Salga del templo dejándolo atrás con sus vidrieras emplomadas y relieves de piedra con la triple tiara pontificia, apreste las pantorrillas y, a pocos metros, subiendo la cuesta, se planta en la mencionada Puerta de Sevilla, uno de los pocos, aunque monumental, vestigios que restan de las antiguas murallas que rodeaban tan estratégico enclave.
Con cuidado, para no estropear la fotografía o el vídeo de los turistas que, como usted, se han detenido, quédese y vea los rastros heterogéneos de arquitectura militar: sillares romanos, sobre ellos piedras almohades que configuran el alto arco de herradura, dando paso a otros tres de origen distinto, a cuyos lados se encuentran la Torre del Homenaje con su salón dotado de patio y aljibe y el Salón de los Presos, también almohade, en uno de cuyos ángulos está la Torre del Oro.
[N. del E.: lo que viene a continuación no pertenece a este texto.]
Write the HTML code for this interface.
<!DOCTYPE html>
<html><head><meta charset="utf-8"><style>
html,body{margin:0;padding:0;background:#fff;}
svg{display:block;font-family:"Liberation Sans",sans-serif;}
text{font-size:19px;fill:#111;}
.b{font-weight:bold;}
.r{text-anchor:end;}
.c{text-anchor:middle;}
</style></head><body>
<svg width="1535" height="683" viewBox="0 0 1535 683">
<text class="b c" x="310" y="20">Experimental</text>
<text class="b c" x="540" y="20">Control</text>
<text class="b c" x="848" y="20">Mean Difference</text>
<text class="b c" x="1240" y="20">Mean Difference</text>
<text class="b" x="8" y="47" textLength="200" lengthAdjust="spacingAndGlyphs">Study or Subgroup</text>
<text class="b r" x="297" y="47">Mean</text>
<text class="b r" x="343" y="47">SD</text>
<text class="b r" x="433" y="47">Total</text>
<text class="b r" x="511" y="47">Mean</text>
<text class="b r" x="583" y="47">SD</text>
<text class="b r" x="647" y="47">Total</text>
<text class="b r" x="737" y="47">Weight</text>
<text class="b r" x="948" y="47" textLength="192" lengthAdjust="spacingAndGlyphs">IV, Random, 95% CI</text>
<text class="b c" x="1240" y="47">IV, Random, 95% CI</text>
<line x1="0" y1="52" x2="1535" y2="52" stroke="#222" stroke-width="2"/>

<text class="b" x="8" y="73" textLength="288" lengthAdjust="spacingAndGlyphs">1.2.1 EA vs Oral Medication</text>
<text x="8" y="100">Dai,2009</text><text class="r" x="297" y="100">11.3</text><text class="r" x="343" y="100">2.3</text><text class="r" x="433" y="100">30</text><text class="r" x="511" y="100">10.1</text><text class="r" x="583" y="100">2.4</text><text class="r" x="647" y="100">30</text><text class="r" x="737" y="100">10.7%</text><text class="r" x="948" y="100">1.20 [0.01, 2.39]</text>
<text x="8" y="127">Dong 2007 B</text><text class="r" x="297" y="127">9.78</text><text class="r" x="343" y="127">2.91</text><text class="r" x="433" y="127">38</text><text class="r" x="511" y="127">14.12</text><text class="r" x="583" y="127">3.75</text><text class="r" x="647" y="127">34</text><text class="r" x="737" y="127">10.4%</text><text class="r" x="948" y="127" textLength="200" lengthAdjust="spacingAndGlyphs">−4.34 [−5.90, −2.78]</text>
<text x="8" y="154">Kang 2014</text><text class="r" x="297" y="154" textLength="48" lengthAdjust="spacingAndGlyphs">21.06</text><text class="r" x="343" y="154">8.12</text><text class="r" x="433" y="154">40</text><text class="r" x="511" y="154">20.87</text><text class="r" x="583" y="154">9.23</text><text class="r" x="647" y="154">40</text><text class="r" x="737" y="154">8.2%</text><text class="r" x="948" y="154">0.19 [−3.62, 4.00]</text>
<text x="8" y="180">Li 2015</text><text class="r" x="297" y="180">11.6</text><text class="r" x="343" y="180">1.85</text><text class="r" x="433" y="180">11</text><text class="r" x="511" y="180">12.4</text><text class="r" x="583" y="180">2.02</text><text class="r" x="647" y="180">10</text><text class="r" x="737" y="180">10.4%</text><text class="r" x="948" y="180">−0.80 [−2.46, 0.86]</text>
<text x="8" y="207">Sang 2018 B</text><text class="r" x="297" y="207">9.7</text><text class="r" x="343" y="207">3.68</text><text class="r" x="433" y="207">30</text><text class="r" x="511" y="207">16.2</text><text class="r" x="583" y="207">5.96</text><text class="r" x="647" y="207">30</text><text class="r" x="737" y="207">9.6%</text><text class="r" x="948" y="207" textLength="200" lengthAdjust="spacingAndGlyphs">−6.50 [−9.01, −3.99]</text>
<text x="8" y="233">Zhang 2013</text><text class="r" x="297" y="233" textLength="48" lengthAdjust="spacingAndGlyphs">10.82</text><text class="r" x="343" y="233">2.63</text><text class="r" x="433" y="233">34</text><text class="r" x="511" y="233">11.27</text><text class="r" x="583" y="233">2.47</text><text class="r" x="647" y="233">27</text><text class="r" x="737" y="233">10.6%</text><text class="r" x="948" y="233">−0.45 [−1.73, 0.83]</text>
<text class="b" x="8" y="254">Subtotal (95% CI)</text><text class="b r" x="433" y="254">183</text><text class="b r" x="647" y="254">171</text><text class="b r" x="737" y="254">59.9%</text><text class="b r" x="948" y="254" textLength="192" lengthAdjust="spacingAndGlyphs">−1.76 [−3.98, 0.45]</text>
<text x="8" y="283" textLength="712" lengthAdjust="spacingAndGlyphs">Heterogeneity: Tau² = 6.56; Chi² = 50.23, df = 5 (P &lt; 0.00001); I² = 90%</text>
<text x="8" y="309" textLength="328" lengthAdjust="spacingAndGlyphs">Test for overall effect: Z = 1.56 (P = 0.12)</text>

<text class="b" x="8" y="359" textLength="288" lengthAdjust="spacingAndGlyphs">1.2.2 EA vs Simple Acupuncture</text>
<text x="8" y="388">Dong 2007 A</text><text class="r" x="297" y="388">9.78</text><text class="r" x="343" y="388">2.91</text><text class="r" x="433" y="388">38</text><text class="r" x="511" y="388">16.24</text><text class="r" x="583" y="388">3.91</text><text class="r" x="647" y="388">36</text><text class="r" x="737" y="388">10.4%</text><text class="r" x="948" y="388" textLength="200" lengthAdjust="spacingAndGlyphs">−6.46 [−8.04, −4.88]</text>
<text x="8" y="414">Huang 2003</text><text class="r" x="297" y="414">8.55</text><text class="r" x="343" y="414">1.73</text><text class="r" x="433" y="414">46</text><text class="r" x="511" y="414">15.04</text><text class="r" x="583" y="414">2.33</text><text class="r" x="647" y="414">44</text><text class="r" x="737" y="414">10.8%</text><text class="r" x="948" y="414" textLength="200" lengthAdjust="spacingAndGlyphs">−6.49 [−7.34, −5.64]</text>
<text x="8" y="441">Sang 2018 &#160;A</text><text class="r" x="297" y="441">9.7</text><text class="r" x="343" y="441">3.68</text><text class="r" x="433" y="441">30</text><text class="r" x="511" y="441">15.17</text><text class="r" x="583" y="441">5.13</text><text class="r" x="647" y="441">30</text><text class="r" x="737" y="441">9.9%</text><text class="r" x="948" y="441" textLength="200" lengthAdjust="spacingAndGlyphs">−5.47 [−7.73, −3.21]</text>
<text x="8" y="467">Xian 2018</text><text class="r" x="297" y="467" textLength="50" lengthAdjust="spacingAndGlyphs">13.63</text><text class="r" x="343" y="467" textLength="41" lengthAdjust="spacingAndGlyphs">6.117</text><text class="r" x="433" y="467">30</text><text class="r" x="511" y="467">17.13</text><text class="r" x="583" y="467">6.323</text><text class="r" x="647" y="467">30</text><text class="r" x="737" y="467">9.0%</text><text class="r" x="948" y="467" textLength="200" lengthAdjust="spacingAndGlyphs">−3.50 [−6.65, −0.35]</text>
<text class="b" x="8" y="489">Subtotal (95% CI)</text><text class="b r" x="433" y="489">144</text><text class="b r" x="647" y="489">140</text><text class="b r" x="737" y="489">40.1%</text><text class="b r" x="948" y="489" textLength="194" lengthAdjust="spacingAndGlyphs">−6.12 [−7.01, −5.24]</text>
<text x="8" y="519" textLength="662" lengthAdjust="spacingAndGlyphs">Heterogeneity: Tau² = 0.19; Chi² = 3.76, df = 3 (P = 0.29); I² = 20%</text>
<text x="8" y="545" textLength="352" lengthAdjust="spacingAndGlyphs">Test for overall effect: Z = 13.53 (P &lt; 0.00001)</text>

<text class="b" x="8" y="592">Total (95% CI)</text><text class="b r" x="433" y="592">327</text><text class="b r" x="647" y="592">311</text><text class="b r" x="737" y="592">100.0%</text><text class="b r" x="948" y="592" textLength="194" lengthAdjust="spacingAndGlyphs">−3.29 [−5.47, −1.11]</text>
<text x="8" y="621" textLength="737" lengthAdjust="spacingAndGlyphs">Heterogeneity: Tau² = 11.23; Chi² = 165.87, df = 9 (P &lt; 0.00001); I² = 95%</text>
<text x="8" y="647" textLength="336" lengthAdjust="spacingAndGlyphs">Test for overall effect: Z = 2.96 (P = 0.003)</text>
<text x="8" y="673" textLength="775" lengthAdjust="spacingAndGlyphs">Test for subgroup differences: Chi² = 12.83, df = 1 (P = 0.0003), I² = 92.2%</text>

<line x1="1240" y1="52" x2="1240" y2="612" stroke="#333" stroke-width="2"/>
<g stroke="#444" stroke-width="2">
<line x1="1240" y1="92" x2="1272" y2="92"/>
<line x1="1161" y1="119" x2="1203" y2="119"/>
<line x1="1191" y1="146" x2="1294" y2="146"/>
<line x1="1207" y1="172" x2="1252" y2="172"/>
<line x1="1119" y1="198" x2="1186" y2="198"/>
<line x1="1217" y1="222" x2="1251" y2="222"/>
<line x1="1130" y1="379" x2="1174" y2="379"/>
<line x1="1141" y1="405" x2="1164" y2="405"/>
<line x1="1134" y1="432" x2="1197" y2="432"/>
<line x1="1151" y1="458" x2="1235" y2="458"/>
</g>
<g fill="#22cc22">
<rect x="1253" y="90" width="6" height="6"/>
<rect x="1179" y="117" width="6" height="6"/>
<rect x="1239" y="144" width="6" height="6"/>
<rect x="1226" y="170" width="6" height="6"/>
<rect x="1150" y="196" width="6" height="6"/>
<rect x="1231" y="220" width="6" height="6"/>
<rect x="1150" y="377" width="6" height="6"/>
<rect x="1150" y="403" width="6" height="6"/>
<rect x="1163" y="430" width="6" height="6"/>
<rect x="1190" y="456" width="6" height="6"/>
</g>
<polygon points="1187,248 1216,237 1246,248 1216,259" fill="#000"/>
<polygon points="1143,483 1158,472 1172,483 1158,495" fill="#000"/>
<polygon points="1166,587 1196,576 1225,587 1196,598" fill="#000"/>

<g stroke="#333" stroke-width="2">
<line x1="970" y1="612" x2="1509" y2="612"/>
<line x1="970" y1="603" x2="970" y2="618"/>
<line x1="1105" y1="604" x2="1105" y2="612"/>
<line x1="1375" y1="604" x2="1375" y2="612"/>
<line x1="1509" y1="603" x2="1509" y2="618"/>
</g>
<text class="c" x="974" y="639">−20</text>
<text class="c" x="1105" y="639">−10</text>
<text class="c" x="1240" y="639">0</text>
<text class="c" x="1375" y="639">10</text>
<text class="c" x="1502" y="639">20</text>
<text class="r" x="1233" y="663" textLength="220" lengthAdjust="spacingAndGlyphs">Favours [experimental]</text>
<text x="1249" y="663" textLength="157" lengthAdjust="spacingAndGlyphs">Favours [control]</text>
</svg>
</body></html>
Estos dos últimos muy reformados por los cristianos en los siglos XV y XVI.
Después de la parada siga internándose en el barrio de San Bartolomé donde queda, a la izquierda, la fachada gótica de la iglesia consagrada al mismo santo.
Aquí hay creaciones de Juan de Mayorga, Espiau y Sánchez; una talla de Santa Lucía del siglo XVI y otras; pinturas, relieves, orfebrería de distintas épocas, llenan el recinto religioso que se abandona para continuar hasta la casa palacio de los Domínguez, ahora Biblioteca Municipal, después de haber sido escuela para niños pobres.
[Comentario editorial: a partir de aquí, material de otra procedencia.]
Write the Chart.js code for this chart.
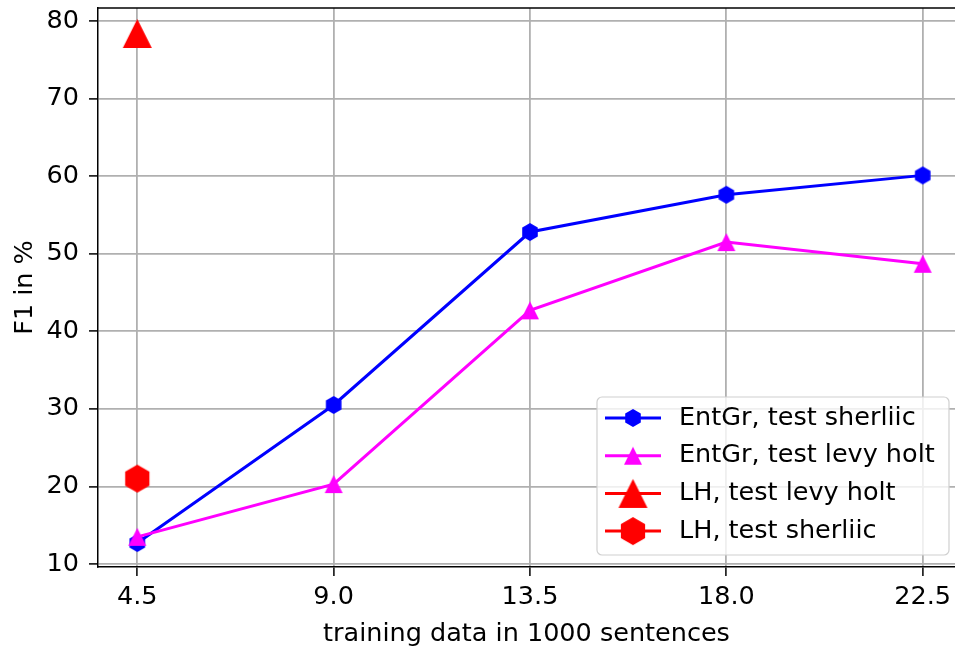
<!DOCTYPE html>
<html>
<head>
<meta charset="utf-8">
<script src="https://cdn.jsdelivr.net/npm/chart.js@4"></script>
<style>
  html, body { margin: 0; padding: 0; background: #fff; }
</style>
</head>
<body>
<canvas id="myChart" width="955" height="647"></canvas>
<script>
// values
var sizes = [4.5, 9.0, 13.5, 18.0, 22.5];
var entgrSherliic = [12.7, 30.5, 52.8, 57.6, 60.1];
var entgrLevyHolt = [13.5, 20.3, 42.7, 51.5, 48.7];
var lhSize = [4.5];
var lhLevyHolt = [78.4];
var lhSherliic = [21.0];
var xTicks = [4.5, 9.0, 13.5, 18.0, 22.5];
var yTicks = [10, 20, 30, 40, 50, 60, 70, 80];

var FONT = 'DejaVu Sans';
var FSIZE = 25.5;

// matplotlib-like markers drawn into small canvases
function marker(shape, r, color) {
    var s = Math.ceil(r * 2 + 2);
    var c = document.createElement('canvas');
    c.width = s; c.height = s;
    var g = c.getContext('2d');
    g.translate(s / 2, s / 2);
    g.beginPath();
    if (shape === 'hex') {
        for (var i = 0; i < 6; i++) {
            var a = Math.PI / 2 + i * Math.PI / 3;
            g.lineTo(r * Math.cos(a), -r * Math.sin(a));
        }
    } else {
        g.moveTo(0, -r);
        g.lineTo(-r, r);
        g.lineTo(r, r);
    }
    g.closePath();
    g.fillStyle = color;
    g.fill();
    return c;
}

function pts(xs, ys) {
    return xs.map(function (x, i) { return { x: x, y: ys[i] }; });
}

var topSpine = {
    id: 'topSpine',
    afterDraw: function (chart) {
        var a = chart.chartArea, ctx = chart.ctx;
        ctx.save();
        ctx.strokeStyle = '#000';
        ctx.lineWidth = 1.5;
        ctx.beginPath();
        ctx.moveTo(a.left, a.top);
        ctx.lineTo(a.right, a.top);
        ctx.stroke();
        ctx.restore();
    }
};

var mplLegend = {
    id: 'mplLegend',
    afterDraw: function (chart) {
        var a = chart.chartArea, ctx = chart.ctx;
        var w = 352, h = 158;
        var x0 = a.right - 358, y0 = a.bottom - 170;
        ctx.save();
        ctx.beginPath();
        ctx.roundRect(x0, y0, w, h, 5);
        ctx.fillStyle = 'rgba(255,255,255,0.8)';
        ctx.fill();
        ctx.strokeStyle = '#d0d0d0';
        ctx.lineWidth = 1.2;
        ctx.stroke();
        chart.data.datasets.forEach(function (ds, i) {
            var y = y0 + 21 + i * 37.7;
            ctx.strokeStyle = ds.borderColor;
            ctx.lineWidth = 3;
            ctx.beginPath();
            ctx.moveTo(x0 + 8, y);
            ctx.lineTo(x0 + 64, y);
            ctx.stroke();
            var m = ds.pointStyle;
            ctx.drawImage(m, x0 + 36 - m.width / 2, y - m.height / 2);
            ctx.fillStyle = '#000';
            ctx.font = FSIZE + 'px "' + FONT + '"';
            ctx.textBaseline = 'middle';
            ctx.fillText(ds.label, x0 + 82, y);
        });
        ctx.restore();
    }
};

var ctx = document.getElementById('myChart').getContext('2d');
var myChart = new Chart(ctx, {
    type: 'scatter',
    data: {
        datasets: [{
            label: 'EntGr, test sherliic',
            data: pts(sizes, entgrSherliic),
            showLine: true,
            borderColor: '#0000ff',
            borderWidth: 3,
            pointStyle: marker('hex', 9, '#0000ff'),
            order: 4
        }, {
            label: 'EntGr, test levy holt',
            data: pts(sizes, entgrLevyHolt),
            showLine: true,
            borderColor: '#ff00ff',
            borderWidth: 3,
            pointStyle: marker('tri', 9, '#ff00ff'),
            order: 3
        }, {
            label: 'LH, test levy holt',
            data: pts(lhSize, lhLevyHolt),
            showLine: false,
            borderColor: '#ff0000',
            pointStyle: marker('tri', 14.5, '#ff0000'),
            order: 2
        }, {
            label: 'LH, test sherliic',
            data: pts(lhSize, lhSherliic),
            showLine: false,
            borderColor: '#ff0000',
            pointStyle: marker('hex', 14, '#ff0000'),
            order: 1
        }]
    },
    options: {
        responsive: false,
        animation: false,
        clip: false,
        layout: { autoPadding: false, padding: { top: 8, left: 0, right: 0, bottom: 0 } },
        plugins: {
            legend: { display: false },
            tooltip: { enabled: false }
        },
        scales: {
            x: {
                type: 'linear',
                min: 3.6,
                max: 23.24,
                afterBuildTicks: function (s) { s.ticks = xTicks.map(function (v) { return { value: v }; }); },
                afterFit: function (s) { s.height = 80; s.paddingLeft = 0; s.paddingRight = 0; },
                ticks: {
                    color: '#000',
                    font: { family: FONT, size: FSIZE },
                    padding: 6,
                    maxRotation: 0,
                    callback: function (v) { return v.toFixed(1); }
                },
                grid: { color: '#b0b0b0', lineWidth: 1.8, tickColor: '#000', tickLength: 9, tickWidth: 1.5 },
                border: { color: '#000', width: 1.5 },
                title: {
                    display: true,
                    text: 'training data in 1000 sentences',
                    color: '#000',
                    font: { family: FONT, size: FSIZE, lineHeight: 1 },
                    padding: { top: 0, bottom: 0 }
                }
            },
            y: {
                type: 'linear',
                min: 9.61,
                max: 81.68,
                afterBuildTicks: function (s) { s.ticks = yTicks.map(function (v) { return { value: v }; }); },
                afterFit: function (s) { s.width = 98; s.paddingTop = 0; s.paddingBottom = 0; },
                ticks: {
                    color: '#000',
                    font: { family: FONT, size: FSIZE },
                    padding: 10
                },
                grid: { color: '#b0b0b0', lineWidth: 1.8, tickColor: '#000', tickLength: 9, tickWidth: 1.5 },
                border: { color: '#000', width: 1.5 },
                title: {
                    display: true,
                    text: 'F1 in %',
                    color: '#000',
                    font: { family: FONT, size: FSIZE, lineHeight: 1 },
                    padding: { top: 13, bottom: 0 }
                }
            }
        }
    },
    plugins: [topSpine, mplLegend]
});
</script>
</body>
</html>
Entre, pasando por su puerta barroca, y coja resuello en el umbrío patio. Aquí el proscrito fumador puede encender su pitillo mientras goza del fresco y desierto patio y contemplar sus dos galerías de arcos bien proporcionados. Sin tirar la ceniza al suelo prosiga su camino que en menos de cien metros le llevará a la Plaza del Mercado donde le aguardan algunas sorpresas.
Es enorme, con una explanada central cuadrada igual que el resto de la construcción, totalmente porticada en su amplio perímetro. Entre columna y columna, sustentadoras de arcos de medio punto, cuelgan antiguas persianas de esparto.
Hay otra sorpresa: muchos puestos pero casi todos cerrados. Sobreviven algunas pescaderías, pocas carnicerías, un taller de reparación de calzado y dos bares. Si se sienta en el Sin Alcohol, tendrá otro motivo, grato, viendo que casi todo está inventado, porque es un taller ocupacional de hostelería del que se encargan enfermos mentales. Limpio, bien servido y apacible, es un sitio donde puede refrescarse, charlando con el amable Antonio, antes de cruzar la plaza para dar con el cuerpo en el peculiar establecimiento En Cá Carmela. No tiene barra, sí terraza y una cocina de donde salen los exquisitos platos recuperados por Carmen Gaona, dinámica mujer que se sentará a charlar con el huésped. Ella le explicará el por qué de esa arquitectura peculiar sobre las que se ven las cúpulas de San Felipe, El Salvador y Santa María. 'Esto fue edificado como convento por los Frailes Jerónimos en el siglo XVII, los arcos debían ser el claustro, pero nunca lo llegaron a ocupar. Sí lo hicieron las monjas de Santa Catalina de Siena. Luego, en el XIX, con la desamortización, pasa a ser mercado'. La excelente cocinera y conversadora dueña se queja, con razón, mientras le sirve una de las diecinueve clases de alboronías -no pisto, insiste-, unas croquetas de cordero o cualquiera de los veintiún potajes investigados por ella, que la plaza está mal vendida por el Ayuntamiento, del PP e Izquierda Unida. 'Arroz con leche', comenta Carmen, contertulia de famosos políticos, artistas y gentes de las letras.
Llama la atención el ver que no tiene colgadas en las paredes de su casa ni una fotografía de ellos. Sólo enseña la crítica que hizo un conocido gastrónomo, lamentando no poder votarla por falta de tiempo para censarse. Después de conocerla uno se lamenta de no haber llegado a tiempo para pretenderla.